Task inputs |
************

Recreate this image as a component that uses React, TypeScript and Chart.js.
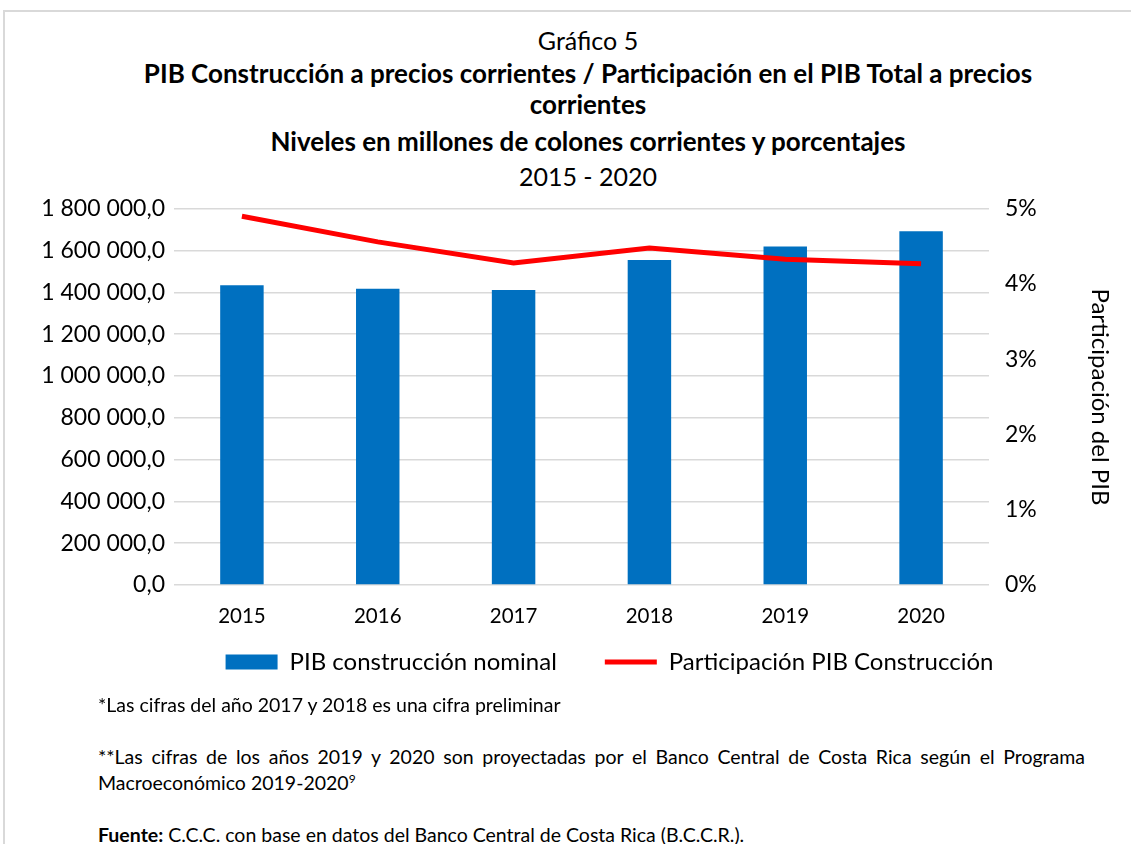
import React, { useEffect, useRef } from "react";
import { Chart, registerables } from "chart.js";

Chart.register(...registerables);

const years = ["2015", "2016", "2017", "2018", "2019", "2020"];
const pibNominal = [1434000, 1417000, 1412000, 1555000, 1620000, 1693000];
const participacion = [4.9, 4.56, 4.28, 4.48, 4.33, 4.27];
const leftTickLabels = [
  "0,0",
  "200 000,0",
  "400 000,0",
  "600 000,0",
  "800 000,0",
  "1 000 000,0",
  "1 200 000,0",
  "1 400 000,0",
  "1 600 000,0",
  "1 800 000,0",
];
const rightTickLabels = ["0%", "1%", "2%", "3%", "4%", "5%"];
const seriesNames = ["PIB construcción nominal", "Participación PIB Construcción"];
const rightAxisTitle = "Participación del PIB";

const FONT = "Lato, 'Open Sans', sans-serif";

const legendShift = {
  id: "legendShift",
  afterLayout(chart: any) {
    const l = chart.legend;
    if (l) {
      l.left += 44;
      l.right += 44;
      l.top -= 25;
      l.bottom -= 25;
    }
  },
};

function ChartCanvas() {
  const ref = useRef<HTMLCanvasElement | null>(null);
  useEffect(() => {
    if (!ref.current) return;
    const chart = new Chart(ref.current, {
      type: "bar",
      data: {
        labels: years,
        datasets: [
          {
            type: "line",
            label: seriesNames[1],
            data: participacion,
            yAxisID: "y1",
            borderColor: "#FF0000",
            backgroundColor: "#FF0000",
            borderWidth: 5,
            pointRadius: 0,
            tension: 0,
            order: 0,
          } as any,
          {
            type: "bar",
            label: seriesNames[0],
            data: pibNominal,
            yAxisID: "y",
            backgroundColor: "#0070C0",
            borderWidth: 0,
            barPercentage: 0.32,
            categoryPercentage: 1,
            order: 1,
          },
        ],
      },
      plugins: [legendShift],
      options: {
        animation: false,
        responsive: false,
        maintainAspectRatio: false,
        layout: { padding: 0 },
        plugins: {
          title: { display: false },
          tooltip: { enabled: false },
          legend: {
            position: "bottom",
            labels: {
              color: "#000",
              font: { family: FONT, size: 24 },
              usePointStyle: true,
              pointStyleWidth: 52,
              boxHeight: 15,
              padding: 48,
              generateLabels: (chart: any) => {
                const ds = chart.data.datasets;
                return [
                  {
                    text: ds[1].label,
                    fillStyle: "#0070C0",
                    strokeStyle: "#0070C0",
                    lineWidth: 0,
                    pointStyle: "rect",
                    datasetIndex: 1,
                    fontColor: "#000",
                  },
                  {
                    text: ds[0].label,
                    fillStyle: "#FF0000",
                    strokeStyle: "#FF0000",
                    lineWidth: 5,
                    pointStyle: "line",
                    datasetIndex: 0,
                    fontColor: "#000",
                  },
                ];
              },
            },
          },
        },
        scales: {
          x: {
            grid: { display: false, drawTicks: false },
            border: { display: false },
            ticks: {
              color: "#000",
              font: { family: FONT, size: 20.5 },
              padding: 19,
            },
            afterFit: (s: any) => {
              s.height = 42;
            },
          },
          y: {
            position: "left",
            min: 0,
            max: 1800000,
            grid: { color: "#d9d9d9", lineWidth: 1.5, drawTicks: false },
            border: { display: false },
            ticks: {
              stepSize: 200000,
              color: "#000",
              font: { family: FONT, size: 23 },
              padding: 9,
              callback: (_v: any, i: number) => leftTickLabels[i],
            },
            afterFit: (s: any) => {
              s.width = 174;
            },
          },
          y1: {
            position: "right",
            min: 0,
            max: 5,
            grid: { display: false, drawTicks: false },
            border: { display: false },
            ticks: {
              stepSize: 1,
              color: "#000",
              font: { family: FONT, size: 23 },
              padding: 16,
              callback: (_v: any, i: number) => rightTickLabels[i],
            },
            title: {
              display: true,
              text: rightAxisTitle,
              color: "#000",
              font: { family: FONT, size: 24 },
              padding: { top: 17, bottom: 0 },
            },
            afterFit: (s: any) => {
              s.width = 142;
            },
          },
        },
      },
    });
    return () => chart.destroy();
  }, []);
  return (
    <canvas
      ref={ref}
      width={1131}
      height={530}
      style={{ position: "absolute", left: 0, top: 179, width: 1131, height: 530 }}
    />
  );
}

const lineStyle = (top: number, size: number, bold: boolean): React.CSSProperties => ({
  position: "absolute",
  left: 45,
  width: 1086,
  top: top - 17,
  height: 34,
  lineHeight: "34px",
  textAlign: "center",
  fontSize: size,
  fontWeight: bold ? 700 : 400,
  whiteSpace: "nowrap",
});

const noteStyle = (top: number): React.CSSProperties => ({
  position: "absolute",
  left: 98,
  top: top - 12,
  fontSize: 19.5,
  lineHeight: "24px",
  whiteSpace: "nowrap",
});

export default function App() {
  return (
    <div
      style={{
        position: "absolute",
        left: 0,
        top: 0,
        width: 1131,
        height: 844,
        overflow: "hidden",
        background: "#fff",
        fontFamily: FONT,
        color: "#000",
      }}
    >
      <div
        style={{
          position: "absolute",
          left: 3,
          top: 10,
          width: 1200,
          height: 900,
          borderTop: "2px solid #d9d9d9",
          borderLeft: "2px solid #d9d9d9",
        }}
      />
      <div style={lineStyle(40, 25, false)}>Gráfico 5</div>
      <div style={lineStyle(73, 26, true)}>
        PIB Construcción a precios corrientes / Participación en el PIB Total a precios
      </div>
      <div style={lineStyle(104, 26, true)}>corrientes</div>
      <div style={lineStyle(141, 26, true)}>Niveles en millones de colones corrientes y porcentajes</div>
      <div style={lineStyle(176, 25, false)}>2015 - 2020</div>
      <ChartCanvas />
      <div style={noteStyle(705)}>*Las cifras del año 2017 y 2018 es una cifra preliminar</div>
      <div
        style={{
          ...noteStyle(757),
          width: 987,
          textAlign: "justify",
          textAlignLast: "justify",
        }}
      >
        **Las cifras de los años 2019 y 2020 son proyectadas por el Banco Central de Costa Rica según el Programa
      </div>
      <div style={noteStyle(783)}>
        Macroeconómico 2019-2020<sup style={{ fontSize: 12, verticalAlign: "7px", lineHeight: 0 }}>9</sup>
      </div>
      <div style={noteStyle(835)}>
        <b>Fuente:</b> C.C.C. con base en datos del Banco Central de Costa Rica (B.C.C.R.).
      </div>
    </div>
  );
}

************

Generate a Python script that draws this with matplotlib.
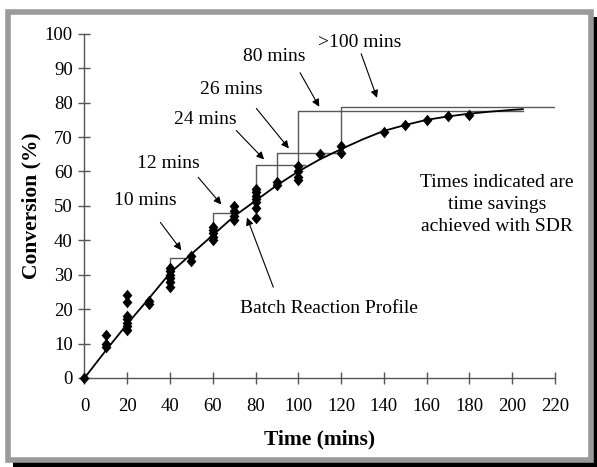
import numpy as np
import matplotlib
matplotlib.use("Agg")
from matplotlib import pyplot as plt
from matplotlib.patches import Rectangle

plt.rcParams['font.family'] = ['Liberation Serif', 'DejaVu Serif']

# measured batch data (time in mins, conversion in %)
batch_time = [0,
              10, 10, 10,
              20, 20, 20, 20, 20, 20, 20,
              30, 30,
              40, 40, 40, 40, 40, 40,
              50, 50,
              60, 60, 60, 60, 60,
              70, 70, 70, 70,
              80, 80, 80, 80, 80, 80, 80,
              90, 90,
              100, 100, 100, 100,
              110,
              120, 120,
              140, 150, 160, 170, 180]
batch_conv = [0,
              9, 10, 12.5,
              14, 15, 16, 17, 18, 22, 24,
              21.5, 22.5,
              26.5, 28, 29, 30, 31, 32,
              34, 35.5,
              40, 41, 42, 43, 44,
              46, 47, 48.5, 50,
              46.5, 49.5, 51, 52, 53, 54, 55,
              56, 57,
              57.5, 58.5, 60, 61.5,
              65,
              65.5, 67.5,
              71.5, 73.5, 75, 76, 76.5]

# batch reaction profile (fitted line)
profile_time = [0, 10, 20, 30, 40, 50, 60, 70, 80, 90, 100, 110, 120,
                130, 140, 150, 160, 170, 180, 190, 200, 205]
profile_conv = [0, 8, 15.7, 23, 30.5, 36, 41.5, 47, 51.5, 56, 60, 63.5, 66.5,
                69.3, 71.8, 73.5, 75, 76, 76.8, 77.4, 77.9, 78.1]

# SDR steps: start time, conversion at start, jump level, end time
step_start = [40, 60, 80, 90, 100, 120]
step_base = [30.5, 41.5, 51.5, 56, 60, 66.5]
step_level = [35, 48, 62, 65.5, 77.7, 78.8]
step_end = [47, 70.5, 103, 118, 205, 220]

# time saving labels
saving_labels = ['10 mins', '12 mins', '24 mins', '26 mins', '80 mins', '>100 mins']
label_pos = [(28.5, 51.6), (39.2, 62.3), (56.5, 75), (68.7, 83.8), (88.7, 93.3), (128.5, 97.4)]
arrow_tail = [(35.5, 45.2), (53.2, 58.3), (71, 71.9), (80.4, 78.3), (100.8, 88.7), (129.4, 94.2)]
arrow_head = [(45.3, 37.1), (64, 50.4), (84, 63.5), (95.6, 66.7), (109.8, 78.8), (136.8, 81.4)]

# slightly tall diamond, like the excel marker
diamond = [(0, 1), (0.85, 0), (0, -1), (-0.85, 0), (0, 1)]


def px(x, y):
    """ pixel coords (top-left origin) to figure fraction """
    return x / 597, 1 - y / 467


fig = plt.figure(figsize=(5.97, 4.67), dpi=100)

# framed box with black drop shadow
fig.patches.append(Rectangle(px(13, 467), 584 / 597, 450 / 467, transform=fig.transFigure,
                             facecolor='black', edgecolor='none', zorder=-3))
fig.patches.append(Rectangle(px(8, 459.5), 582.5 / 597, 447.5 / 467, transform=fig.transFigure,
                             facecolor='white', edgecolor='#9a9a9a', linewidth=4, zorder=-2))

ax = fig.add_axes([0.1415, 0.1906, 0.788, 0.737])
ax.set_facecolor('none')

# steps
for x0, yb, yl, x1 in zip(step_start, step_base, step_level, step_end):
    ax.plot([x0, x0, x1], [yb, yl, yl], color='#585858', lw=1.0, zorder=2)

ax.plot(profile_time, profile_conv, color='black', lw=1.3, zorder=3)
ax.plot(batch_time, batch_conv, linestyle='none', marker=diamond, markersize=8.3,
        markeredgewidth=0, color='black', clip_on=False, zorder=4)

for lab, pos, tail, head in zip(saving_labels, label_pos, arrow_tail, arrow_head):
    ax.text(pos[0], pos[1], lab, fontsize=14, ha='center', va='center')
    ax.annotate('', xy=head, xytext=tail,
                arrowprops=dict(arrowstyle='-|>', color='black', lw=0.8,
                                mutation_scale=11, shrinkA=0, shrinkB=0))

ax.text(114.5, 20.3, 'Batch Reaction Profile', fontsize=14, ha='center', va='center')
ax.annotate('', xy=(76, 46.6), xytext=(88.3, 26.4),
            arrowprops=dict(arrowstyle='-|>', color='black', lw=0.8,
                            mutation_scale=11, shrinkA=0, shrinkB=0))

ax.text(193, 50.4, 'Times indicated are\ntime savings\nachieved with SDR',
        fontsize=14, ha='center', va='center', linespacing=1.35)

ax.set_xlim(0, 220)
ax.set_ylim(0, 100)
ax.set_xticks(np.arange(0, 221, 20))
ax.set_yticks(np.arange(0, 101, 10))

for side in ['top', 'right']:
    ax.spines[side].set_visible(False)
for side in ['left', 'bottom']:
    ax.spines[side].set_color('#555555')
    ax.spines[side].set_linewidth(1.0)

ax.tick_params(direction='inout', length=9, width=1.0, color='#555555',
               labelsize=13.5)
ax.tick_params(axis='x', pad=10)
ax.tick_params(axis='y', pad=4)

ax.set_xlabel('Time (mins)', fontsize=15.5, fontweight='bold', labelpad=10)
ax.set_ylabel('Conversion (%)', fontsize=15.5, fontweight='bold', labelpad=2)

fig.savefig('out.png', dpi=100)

************

Written task | Lines from the one with "Generate a Python" through the one with "plt.rcParams['font.family'] = ['Liberation" are the only ones to quote. Quote them exactly and leave out pictures.

Full output |
Generate a Python script that draws this with matplotlib.
import numpy as np
import matplotlib
matplotlib.use("Agg")
from matplotlib import pyplot as plt
from matplotlib.patches import Rectangle

plt.rcParams['font.family'] = ['Liberation Serif', 'DejaVu Serif']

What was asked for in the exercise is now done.